La inteligencia de Anne —una inteligencia fría que la autora hace brillar— se contrapone a la sencillez de Janet que, por falta de malicia, pierde a su amor. La contraposición de Anne y Janet no juega en perjuicio de ninguna: no se trata de que una simbolice la oscuridad y la otra, la luz. Anne y Janet son dos voluntades enamoradas capaces de enfrentarse a lo que venga con mayor o menor lucidez, pero siempre desde el ejercicio de la dignidad y del honor. También desde dos posiciones diferentes que son un punto de partida y un factor decisivo para la consecución de la felicidad romántica.
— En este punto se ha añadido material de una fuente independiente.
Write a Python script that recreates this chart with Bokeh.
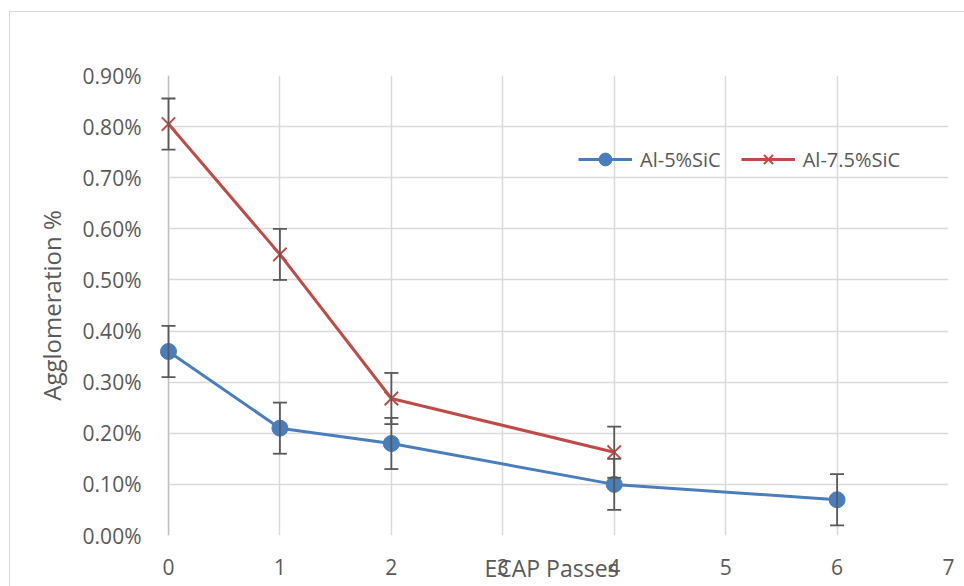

Anne y Janet poseen distintos capitales simbólicos y no simbólicos: el de Anne es su inteligencia, pero sobre todo su pertenencia a una clase, la aristocracia, que la convierte en una mujer elegante, distinguida y cultivada; el de Janet consiste en su belleza, en su bondad, en su naturaleza sin doblez y en su pertenencia a otra clase: una lampante, empobrecida. Cholmondeley, sin timidez y a contracorriente respecto a estereotipos narrativos que aún perviven y cimientan una ideología del amor que en su ingenuidad hace daño, sugiere que con la belleza y la bondad no se va a ninguna parte —como mucho se consigue la admiración de los artistas o de los excéntricos, siempre en la periferia del auténtico poder— en un mundo cuyos valores son la virilidad, el capital, la posesión de tierra, el afán especulativo. El falso sentido del honor y la obcecación también infligen daño y roen las relaciones, frente a la flexibilidad, la mano izquierda y el sano disimulo. Janet trepa por el esqueleto incendiado de un edificio, todo polilla, todo herrumbre, para cumplir una promesa, una misión heroica, que la llevará de cabeza hacia la infelicidad. Cholmondeley ha puesto en marcha su martillo desmitificador para brindarnos una enseñanza: no a todos los seres humanos se les perdonan las mismas cosas ni se les permite ser dignos de la misma manera. No a todos los seres humanos se les mide, en definitiva, con el mismo rasero.
Cholmondeley retrata dialécticamente un modelo social basado en oposiciones que cristalizan en una trama fascinante tanto por sus dualidades y diálogos, como por sus malentendidos, su final y, sobre todo, por la construcción de personajes, especialmente por la construcción de madres: quizá no haya mejor madre que la madre muerta, como las de las heroínas de los libros, las madres ausentes de Evelina, Jane Eyre, Aurora Leigh que la autora menciona al hablar de la orfandad de la pobre Janet.... Aunque Cholmondeley pone todo su empeño en que los libros no mientan y se parezcan cada vez más a la vida, en un momento señala «Ojalá la vida se asemejara más a las historias que leemos»: a estas alturas, querida Mary, no sabría yo qué decirle.